Renner has been known to get in on the fun himself, both canonically and otherwise. Hosting "Saturday Night Live" in September 2012, Renner played Hawkeye in a sketch mocking the hero for being limited to his archery. Three years later, in the climactic battle of "Age of Ultron," Hawkeye quips to Wanda, "The city is flying and we're fighting an army of robots. And I have a bow and arrow. Nothing makes sense."

Part of the problem could be Hawkeye's strange introduction to the MCU. Hawkeye doesn't get more than a cameo until 2012's "Avengers." In an interview that year with Games Radar, Renner admitted he was unhappy with how his character spends most of that movie under Loki's mind control. Renner explained that in the film he "isn't even really a bad guy, because there's not really a consciousness to him."

If nothing else, seeing Clint Barton tear through crooks with a sword in 2019's "Avengers: Endgame" hopefully cured fans of the opinion he's only an archer. His upcoming Disney+ series may boost his popularity as well.

Iron Fist was the first Marvel Netflix bomb

In retrospect, it's tough to not feel sorry for Finn Jones, who played the titular hero in Netflix's "Iron Fist." When he was cast, the actor was coming off "Game of Thrones" and seemed to be a young star on the rise — but before Season 1 even aired, both Jones personally and the show in general weathered a whitewashing controversy that got so heated that Jones eventually jumped ship from Twitter

The first season feels rushed in order to set up "The Defenders" — an idea heavily supported by Jones telling Metro in March 2017 that the filming schedule was so tight he was often not learning the choreography for fight scenes until 15 minutes before they were shot. That rushed feel helped "Iron Fist" become the first of Marvel's Netflix shows to be critically panned, with fans singling out the overly-edited fight scenes as disappointing cover-ups for a perceived lack of martial artistry. 
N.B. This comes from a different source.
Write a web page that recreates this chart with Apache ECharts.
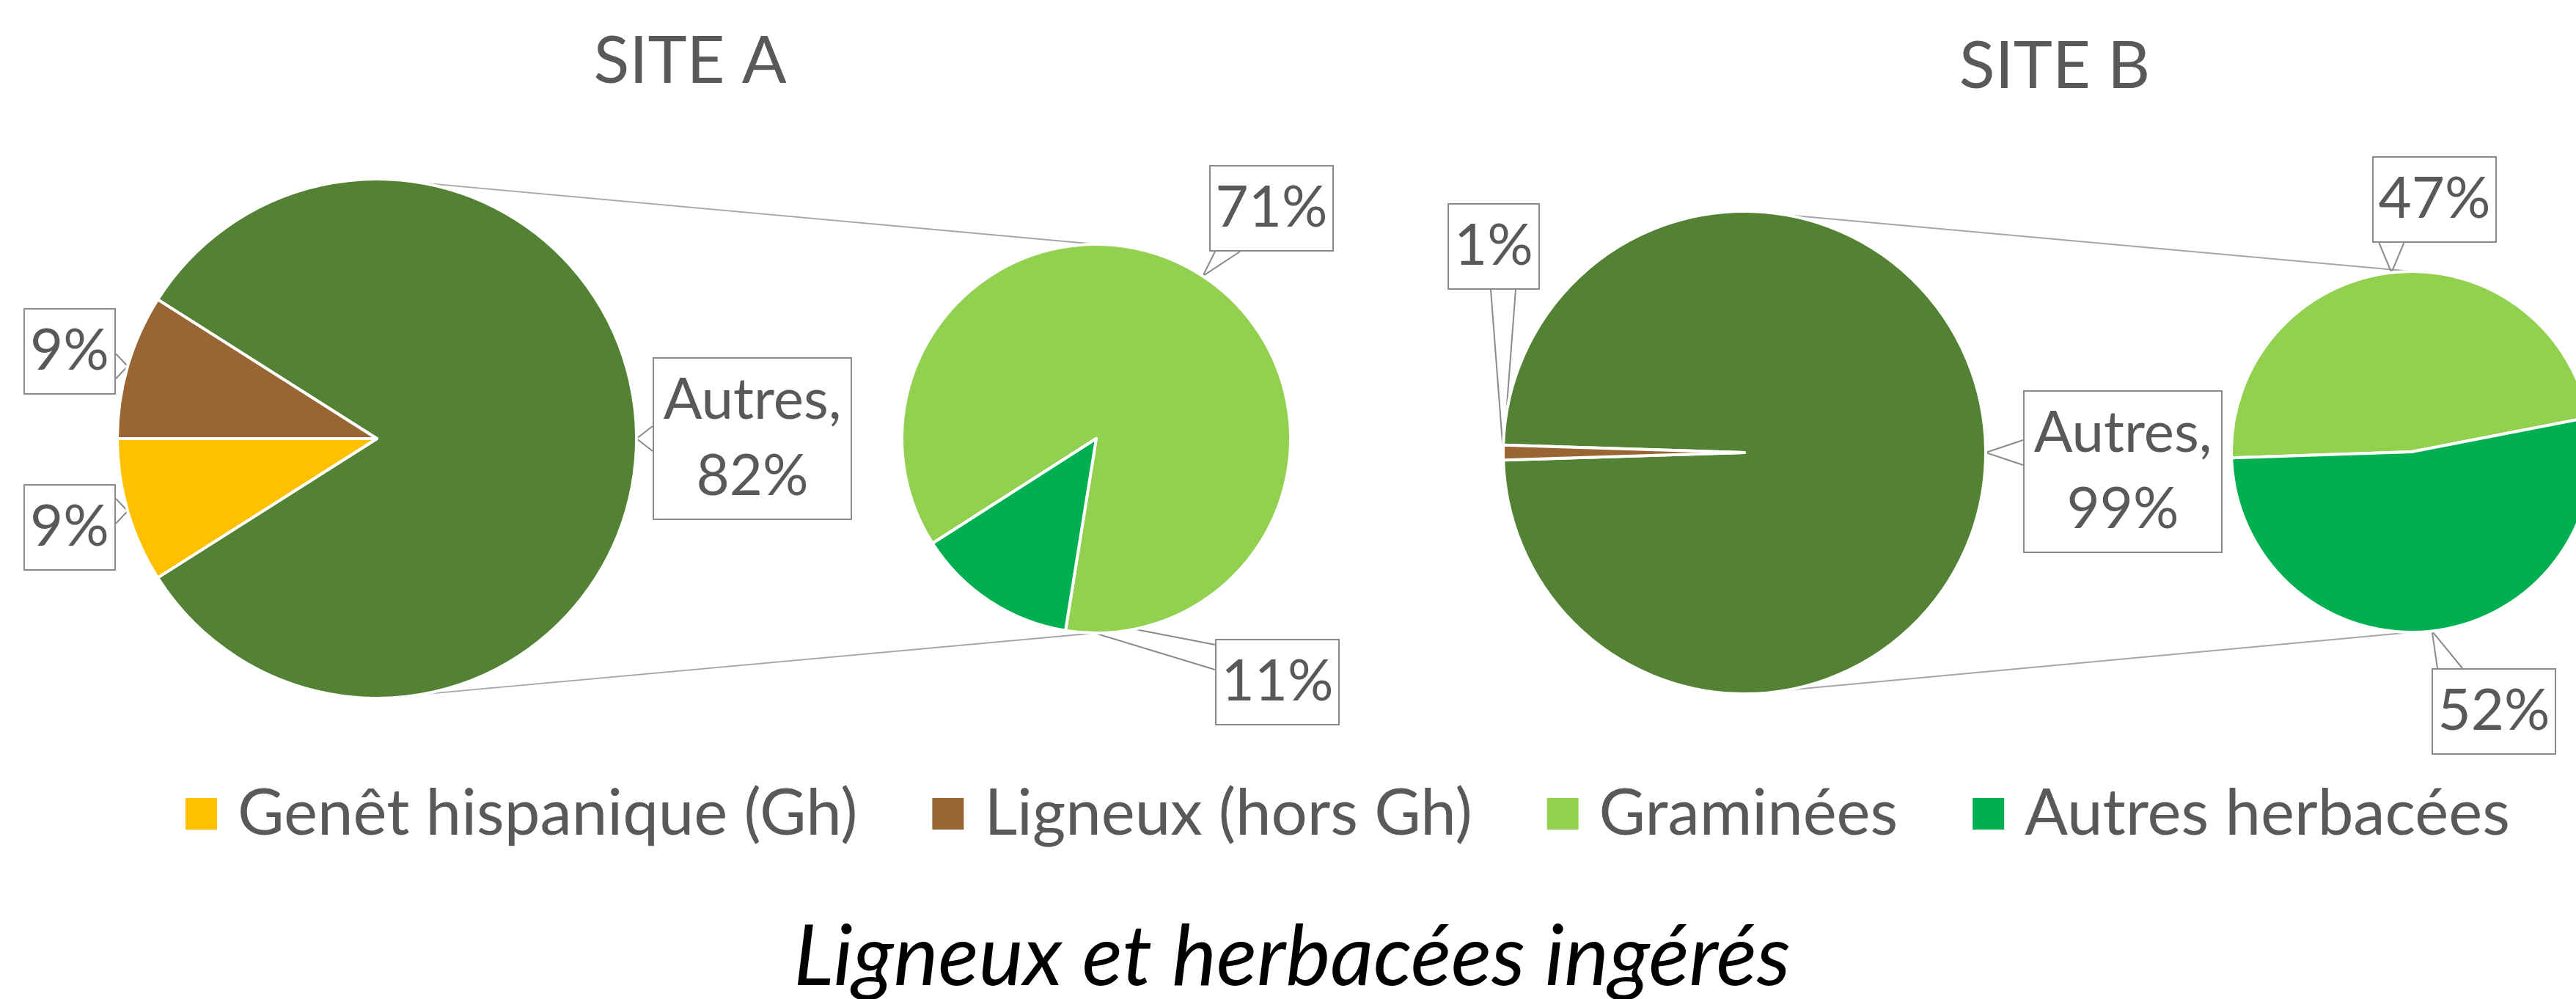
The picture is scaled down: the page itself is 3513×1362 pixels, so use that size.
<!DOCTYPE html>
<html>
<head>
<meta charset="utf-8">
<script src="https://cdn.jsdelivr.net/npm/echarts@6/dist/echarts.min.js"></script>
<style>
  html, body { margin: 0; padding: 0; background: #fff; }
  #chart { width: 3513px; height: 1362px; }
</style>
</head>
<body>
<div id="chart"></div>
<script>
// ---- data ----
const siteTitles = ['SITE A', 'SITE B'];
const chartTitle = 'Ligneux et herbacées ingérés';
const legendNames = ['Genêt hispanique (Gh)', 'Ligneux (hors Gh)', 'Graminées', 'Autres herbacées'];

const siteAMainNames = ['Autres', 'Genêt hispanique (Gh)', 'Ligneux (hors Gh)'];
const siteAMainValues = [82, 9, 9];
const siteASecNames = ['Graminées', 'Autres herbacées'];
const siteASecValues = [71, 11];

const siteBMainNames = ['Autres', 'Ligneux (hors Gh)'];
const siteBMainValues = [99, 1];
const siteBSecNames = ['Graminées', 'Autres herbacées'];
const siteBSecValues = [47, 52];

// ---- styles / layout ----
const colors = {
  'Autres': '#548235',
  'Genêt hispanique (Gh)': '#FFC000',
  'Ligneux (hors Gh)': '#996633',
  'Graminées': '#92D050',
  'Autres herbacées': '#00B050'
};
const TEXT_GREY = '#595959';
const BOX_GREY = '#8a8a8a';
const FONT = 'Lato, "Open Sans", sans-serif';

// pie geometry, start angles and callout box centres (px)
const pies = {
  aMain: { center: [514, 598], r: 354, startAngle: 147.6, labels: [[1026, 598], [95, 719], [95, 479]] },
  aSec:  { center: [1495, 598], r: 265, startAngle: 212.6, labels: [[1734, 284], [1742, 930]] },
  bMain: { center: [2379, 617], r: 329, startAngle: 178.2, labels: [[2895, 643], [2037, 336]] },
  bSec:  { center: [3289, 616], r: 246, startAngle: 181.9, labels: [[3320, 272], [3401, 970]] }
};

function labelText(name, value) {
  return name === 'Autres' ? 'Autres,\n' + value + '%' : value + '%';
}

function boxWidth(text) {
  if (text.indexOf('\n') >= 0) return 268;
  return text.length <= 2 ? 122 : 166;
}

function buildData(names, values) {
  return names.map((name, i) => {
    const text = labelText(name, values[i]);
    const multi = text.indexOf('\n') >= 0;
    return {
      name: name,
      value: values[i],
      itemStyle: { color: colors[name] },
      label: {
        width: boxWidth(text),
        lineHeight: multi ? 104 : 94,
        padding: multi ? [5, 0] : [10, 0]
      }
    };
  });
}

function clamp(v, lo, hi) {
  return Math.min(Math.max(v, lo), hi);
}

// put the label box at its anchor and draw an Excel-like callout wedge to the slice
function calloutLayout(anchors) {
  return function (params) {
    const c = anchors[params.dataIndex];
    const w = params.labelRect.width;
    const h = params.labelRect.height;
    const left = c[0] - w / 2, right = c[0] + w / 2;
    const top = c[1] - h / 2, bottom = c[1] + h / 2;
    const tip = params.labelLinePoints ? params.labelLinePoints[0] : [c[0], bottom + 40];
    const half = 17;
    const outX = tip[0] < left ? left - tip[0] : (tip[0] > right ? tip[0] - right : 0);
    const outY = tip[1] < top ? top - tip[1] : (tip[1] > bottom ? tip[1] - bottom : 0);
    let a, b;
    if (outX >= outY) {
      const ex = tip[0] < left ? left : right;
      const my = clamp(tip[1], top + half + 8, bottom - half - 8);
      a = [ex, my - half];
      b = [ex, my + half];
    } else {
      const ey = tip[1] < top ? top : bottom;
      const mx = clamp(tip[0], left + half + 8, right - half - 8);
      a = [mx - half, ey];
      b = [mx + half, ey];
    }
    return {
      x: c[0],
      y: c[1],
      align: 'center',
      verticalAlign: 'middle',
      labelLinePoints: [a, tip, b]
    };
  };
}

function pieSeries(key, names, values) {
  const p = pies[key];
  return {
    type: 'pie',
    name: key,
    center: p.center,
    radius: p.r,
    startAngle: p.startAngle,
    clockwise: true,
    avoidLabelOverlap: false,
    animation: false,
    silent: true,
    data: buildData(names, values),
    itemStyle: { borderColor: '#ffffff', borderWidth: 4 },
    label: {
      show: true,
      position: 'outside',
      formatter: (prm) => labelText(prm.name, prm.value),
      color: TEXT_GREY,
      fontSize: 78,
      fontFamily: FONT,
      align: 'center',
      backgroundColor: '#ffffff',
      borderColor: BOX_GREY,
      borderWidth: 2
    },
    labelLine: { show: true, lineStyle: { color: BOX_GREY, width: 2 } },
    labelLayout: calloutLayout(p.labels),
    emphasis: { disabled: true }
  };
}

// grey series lines joining the "Autres" pie to its breakdown pie
function seriesLines(main, sec) {
  const ang = 80 * Math.PI / 180;
  const x0 = main.center[0] + main.r * Math.cos(ang);
  const dy = main.r * Math.sin(ang);
  const style = { stroke: '#a6a6a6', lineWidth: 2 };
  return [
    { type: 'line', z: 1, silent: true, style: style,
      shape: { x1: x0, y1: main.center[1] - dy, x2: sec.center[0], y2: sec.center[1] - sec.r } },
    { type: 'line', z: 1, silent: true, style: style,
      shape: { x1: x0, y1: main.center[1] + dy, x2: sec.center[0], y2: sec.center[1] + sec.r } }
  ];
}

const chart = echarts.init(document.getElementById('chart'), null, { renderer: 'canvas' });

chart.setOption({
  backgroundColor: '#ffffff',
  animation: false,
  title: [
    { text: siteTitles[0], left: 941, top: 84, padding: 0, textAlign: 'center', textVerticalAlign: 'middle',
      textStyle: { fontSize: 90, fontWeight: 'normal', color: TEXT_GREY, fontFamily: FONT } },
    { text: siteTitles[1], left: 2802, top: 91, padding: 0, textAlign: 'center', textVerticalAlign: 'middle',
      textStyle: { fontSize: 90, fontWeight: 'normal', color: TEXT_GREY, fontFamily: FONT } },
    { text: chartTitle, left: 1762, top: 1306, padding: 0, textAlign: 'center', textVerticalAlign: 'middle',
      textStyle: { fontSize: 115, fontWeight: 'normal', fontStyle: 'italic', color: '#000000', fontFamily: FONT } }
  ],
  legend: {
    data: legendNames,
    left: 251,
    top: 1066,
    padding: 0,
    icon: 'rect',
    itemWidth: 45,
    itemHeight: 45,
    itemGap: 100,
    selectedMode: false,
    textStyle: { fontSize: 87, color: TEXT_GREY, fontFamily: FONT, padding: [0, 0, 0, 22] }
  },
  graphic: seriesLines(pies.aMain, pies.aSec).concat(seriesLines(pies.bMain, pies.bSec)),
  series: [
    pieSeries('aMain', siteAMainNames, siteAMainValues),
    pieSeries('aSec', siteASecNames, siteASecValues),
    pieSeries('bMain', siteBMainNames, siteBMainValues),
    pieSeries('bSec', siteBSecNames, siteBSecValues)
  ]
});
</script>
</body>
</html>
Not to mention that in spite of Danny Rand having the most mystical origin of all the Netflix Marvel heroes, the series never took advantage of this. For example, when the BBC talked to fans in the wake of the series' cancellation, comic book fan Ian Newport rightly pointed out that in spite of Rand getting his powers by ripping out the heart of a dragon — something that could make for an amazing visual — it was never shown in the series.